Pasqua, in questo clima di totale secolarizzazione del calendario, costituisce più che altro un weekend lungo, preceduto da un’insistente attenzione sulle previsioni del tempo e da proposte di viaggi. Seguono bilanci su quanto hanno speso gli italiani, dove sono andati, e così via. Dei riti pasquali l’unico che accende un po’ di curiosità è la lavanda dei piedi da parte di papa Francesco: a chi li laverà quest’anno? L’anno ciclico, quello segnato da feste che ripercorrono le tappe della storia di Cristo, sta smarrendo ogni ricordo del suo senso religioso.
Certo, guai a toccare queste feste, ma solo perché sono occasione di vacanze, e di spese. Sono infatti soprattutto gli albergatori e i ristoratori, oggi, a vegliare attentamente su di esse e per motivi, ovviamente, ben lontani dalla fede religiosa. Ma se si è sfaldato il senso del susseguirsi ciclico delle feste – che erano una meditazione sulla vita di Gesù, un’occasione per ricordarla e per onorarne la ragione ultima, che è la nostra salvezza – ancor più si è perso il senso più ampio e profondo del tempo che pervade la tradizione ebraica e cristiana.
Tempo che non è solo un ciclo di tappe stabilite che si rinnovano ogni anno, seguendo le stagioni, ma una linea aperta al futuro: tempo che ha un inizio – la creazione del mondo e, per noi cristiani, la venuta di Cristo – e un punto finale, che sarà segnato dal suo ritorno. Ed è un tempo che presuppone non solo un inizio e una direzione, cioè un futuro, ma anche un fine, che è quello del miglioramento dell’umanità. Naturalmente non sappiamo come questo può avvenire, anche perchè sempre più spesso abbiamo la sensazione che gli esseri umani non facciano che peggiorare. Invece, in modi che noi non siamo capaci di percepire, qualcosa sta cambiando. L’unica cosa che possiamo capire è che tutti noi dobbiamo lavorare per contribuire a questa crescita spirituale e umana, anche nel nostro modesto spazio di vita: svolgere bene i compiti che ci sono stati affidati, avere uno sguardo di amore per gli altri, sopportare con coraggio le sofferenze. Sì, per ognuno di noi c’è una possibilità di collaborare a questo grande disegno. Il problema è che ne abbiamo perduto la consapevolezza, soprattutto perché abbiamo perso interesse per il futuro. Anche per quello semplicemente umano, cioè per l’avvenire delle prossime generazioni.
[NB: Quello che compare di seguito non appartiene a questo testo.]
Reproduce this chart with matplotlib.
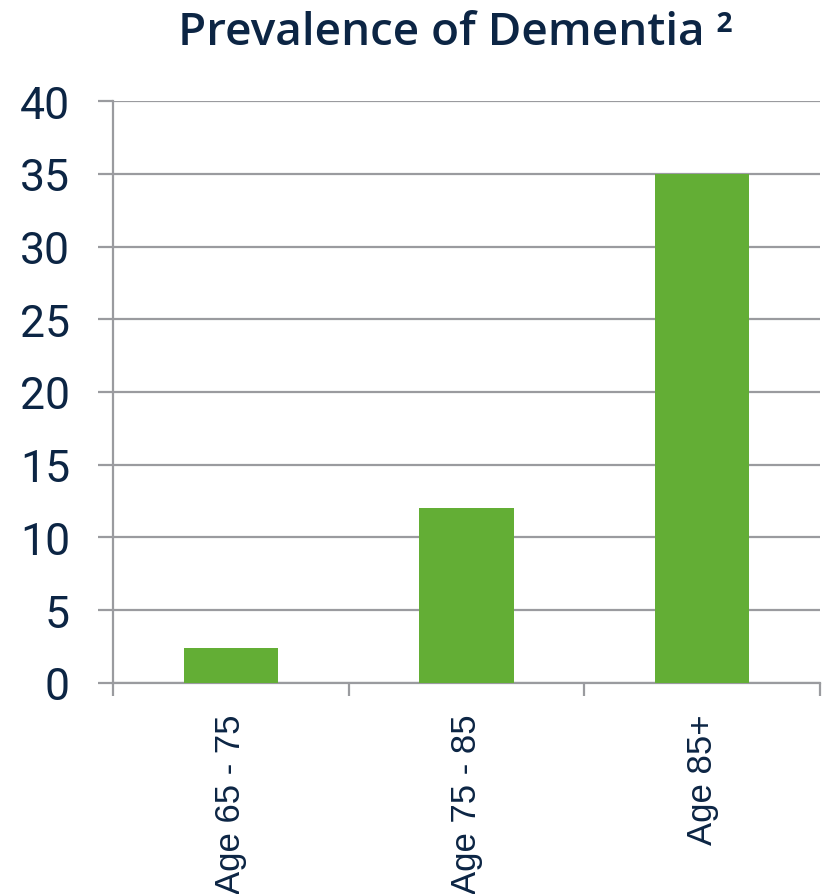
import matplotlib.pyplot as plt

categories = ['Age 65 - 75', 'Age 75 - 85', 'Age 85+']
prevalence = [2.4, 12, 35]
yticks = [0, 5, 10, 15, 20, 25, 30, 35, 40]

navy = '#0c2544'
grid_gray = '#9a9b9f'
bar_green = '#63ae35'

fig = plt.figure(figsize=(8.23, 8.95), dpi=100)
ax = fig.add_axes([0.1373, 0.2358, 0.8591, 0.6502])

x = list(range(len(categories)))
ax.bar(x, prevalence, width=0.4, color=bar_green, zorder=3)

ax.set_xlim(-0.5, len(categories) - 0.5)
ax.set_ylim(0, 40)
ax.set_yticks(yticks)
ax.set_yticklabels([str(t) for t in yticks], fontsize=32, color=navy,
                   family='Roboto')
ax.yaxis.grid(True, color=grid_gray, linewidth=1.6, zorder=0)

# category boundary ticks on x axis, labels at centres
ax.set_xticks([-0.5, 0.5, 1.5, 2.5])
ax.set_xticklabels([])
ax.set_xticks(x, minor=True)
ax.set_xticklabels(categories, minor=True, rotation=90, fontsize=25,
                   color=navy, family='Liberation Sans')
ax.tick_params(axis='x', which='minor', length=0, pad=22)
ax.tick_params(axis='x', which='major', length=9, width=1.6, color=grid_gray)
ax.tick_params(axis='y', length=11, width=1.6, color=grid_gray, pad=20)

for s in ['top', 'right']:
    ax.spines[s].set_visible(False)
for s in ['left', 'bottom']:
    ax.spines[s].set_color(grid_gray)
    ax.spines[s].set_linewidth(1.6)

fig.text(0.553, 0.963, 'Prevalence of Dementia \u00b2', ha='center', va='center',
         fontsize=33, fontweight='semibold', color=navy, family='Open Sans')

fig.savefig('out.png', dpi=100, facecolor='white')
Una società in forte calo demografico, come ormai accade in quasi tutta Europa, è destinata a concentrarsi sul presente, per cercare di viverlo al meglio, e semmai di ripensare al passato, che è l’unico aspetto che conosciamo per averlo vissuto. Lo vediamo chiaramente nei programmi dei partiti politici: gravati da conflitti interni che si trascinano da decenni e influenzati da ideologie e problemi del passato, non riescono a proporre altro che una visione ristretta a pochi anni. Il loro orizzonte è quello delle prossime elezioni e non il futuro del Paese, della comunità di cui facciamo parte. La secolarizzazione è un limite al pensiero anche da questo punto di vista, perché riduce gli esseri umani a una visione della realtà appiattita su un presente che sembra eterno, ma che invece sarà sottoposto a forti cambiamenti a breve.
Cambiamenti che non vogliamo vedere, e che quindi non sapremo affrontare.